思うにルイスの霊が平穏でいられないのは、モウリーンがルイスの死の悲しみから抜け出せていないからではないのかな。

モウリーンの心の平穏がない限りルイスの魂は浄化できないのでしょう。ラストでモウリーンはルイスの平穏を乱してるのは「私なの?」とようやく気付いたのだと思います。

もう一つ、モウリーンはホテルでインゴに射殺され、その後の彼女は幽霊という見方もできますが、そこは解釈が難しいところ。

とにかく「全部、気のせい?」では解釈が広がらず困惑するしかなかった。
読み取りが難しい映画での翻訳者の苦労というのを感じるところですね。

ちなみに今回私はスタチャンでの観賞でしたが、映画の中のクリステンの台詞の語尾がいちいちキャラに合わない気がして気になってました。公開バージョンやDVD等とは比べていないので他で観るともっと違う印象だったかも。

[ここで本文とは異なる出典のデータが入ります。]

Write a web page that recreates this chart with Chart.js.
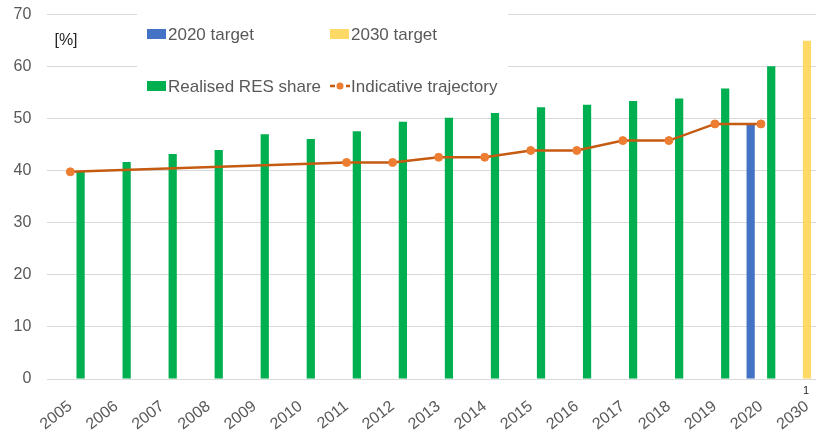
<!DOCTYPE html>
<html>
<head>
<meta charset="utf-8">
<script src="https://cdn.jsdelivr.net/npm/chart.js@4/dist/chart.umd.min.js"></script>
<style>
  html, body { margin: 0; padding: 0; background: #ffffff; overflow: hidden; width: 816px; height: 431px; }
  #wrap { position: relative; width: 830px; height: 431px; }
</style>
</head>
<body>
<div id="wrap"><canvas id="c"></canvas></div>
<script>
const categories = ['2005','2006','2007','2008','2009','2010','2011','2012','2013','2014','2015','2016','2017','2018','2019','2020','2030'];
const target2020 = [null,null,null,null,null,null,null,null,null,null,null,null,null,null,null,49,null];
const target2030 = [null,null,null,null,null,null,null,null,null,null,null,null,null,null,null,null,65];
const realised   = [39.8,41.7,43.2,44.0,47.0,46.1,47.6,49.4,50.2,51.1,52.2,52.7,53.4,53.9,55.8,60.1,null];
const trajectory = [39.8,null,null,null,null,null,41.6,41.6,42.6,42.6,43.9,43.9,45.8,45.8,49,49,null];
const yTicks = [0,10,20,30,40,50,60,70];
const seriesNames = ['2020 target','2030 target','Realised RES share','Indicative trajectory'];
const unitLabel = '[%]';
const footnote = '1';

const TXT = '#595959';
const FONT = '"Liberation Sans", Arial, sans-serif';

const overlayPlugin = {
  id: 'overlay',
  afterDraw(chart) {
    const ctx = chart.ctx;
    ctx.save();
    ctx.fillStyle = '#ffffff';
    ctx.fillRect(137, 4, 371, 96);
    ctx.font = '17px ' + FONT;
    ctx.textBaseline = 'middle';
    ctx.textAlign = 'left';
    const cols = [147, 330];
    const rows = [34, 86];
    const colors = ['#4472C4', '#FFD966', '#00B050'];
    for (let i = 0; i < 4; i++) {
      const x = cols[i % 2], y = rows[Math.floor(i / 2)];
      if (i < 3) {
        ctx.fillStyle = colors[i];
        ctx.fillRect(x, y - 5, 19, 10);
      } else {
        ctx.strokeStyle = '#C55A11';
        ctx.lineWidth = 2.5;
        ctx.setLineDash([5, 3]);
        ctx.beginPath();
        ctx.moveTo(x, y); ctx.lineTo(x + 20, y);
        ctx.stroke();
        ctx.setLineDash([]);
        ctx.fillStyle = '#ED7D31';
        ctx.beginPath(); ctx.arc(x + 10, y, 3.5, 0, Math.PI * 2); ctx.fill();
      }
      ctx.fillStyle = TXT;
      ctx.fillText(seriesNames[i], x + 21, y + 1);
    }
    ctx.fillStyle = '#262626';
    ctx.font = '16px ' + FONT;
    ctx.textAlign = 'center';
    ctx.fillText(unitLabel, 66, 41);
    const xs = chart.scales.x;
    ctx.font = '11px ' + FONT;
    ctx.fillStyle = '#262626';
    ctx.fillText(footnote, xs.getPixelForValue(16) - 1, 391);
    ctx.restore();
  }
};

new Chart(document.getElementById('c'), {
  data: {
    labels: categories,
    datasets: [
      { type: 'bar', label: seriesNames[0], data: target2020, backgroundColor: '#4472C4', order: 1,
        categoryPercentage: 0.67, barPercentage: 0.8 },
      { type: 'bar', label: seriesNames[1], data: target2030, backgroundColor: '#FFD966', order: 1,
        categoryPercentage: 0.67, barPercentage: 0.8 },
      { type: 'bar', label: seriesNames[2], data: realised, backgroundColor: '#00B050', order: 1,
        categoryPercentage: 0.67, barPercentage: 0.8 },
      { type: 'line', label: seriesNames[3], data: trajectory, borderColor: '#C55A11', borderWidth: 2.5,
        backgroundColor: '#ED7D31', pointBackgroundColor: '#ED7D31', pointBorderColor: '#ED7D31',
        pointRadius: 4, pointBorderWidth: 1, spanGaps: true, tension: 0, order: 0 }
    ]
  },
  options: {
    responsive: true,
    maintainAspectRatio: false,
    animation: false,
    events: [],
    layout: { autoPadding: false, padding: { top: 14.6, left: 0, right: 0, bottom: 0 } },
    plugins: { legend: { display: false }, tooltip: { enabled: false } },
    scales: {
      x: {
        grid: { display: false },
        border: { display: false },
        ticks: { color: TXT, font: { family: FONT, size: 16 }, minRotation: 38, maxRotation: 38, padding: 10, autoSkip: false },
        afterFit(s) { s.height = 52; s.paddingLeft = 0; s.paddingRight = 0; }
      },
      y: {
        min: 0, max: 70,
        afterBuildTicks(s) { s.ticks = yTicks.map(v => ({ value: v })); },
        grid: { color: '#d9d9d9', lineWidth: 1, drawTicks: false },
        border: { display: false },
        ticks: { color: TXT, font: { family: FONT, size: 16 }, padding: 16 },
        afterFit(s) { s.width = 47.3; s.paddingTop = 0; s.paddingBottom = 0; }
      }
    }
  },
  plugins: [overlayPlugin]
});
</script>
</body>
</html>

いずれにせよ、これは愛する者の死を受け入れる過程を描くグリービングの物語でした。映画の感想としては、コミュニケーションが希薄な世の中にあって
自分が好きなものが何なのか、どうすることを望んでいるかも定かでなく
誰が死んでるのか生きてるのかさえわからない世界観が面白かったし、グリービングを変わった角度から捉えたところも興味深く、飽きずに観ることができました。
ホラー味が強すぎなのは個人的にはきつかったけれど、クリステンはうまい役者です。


長文駄文ごめんなさい。お付き合いくださった方に感謝です。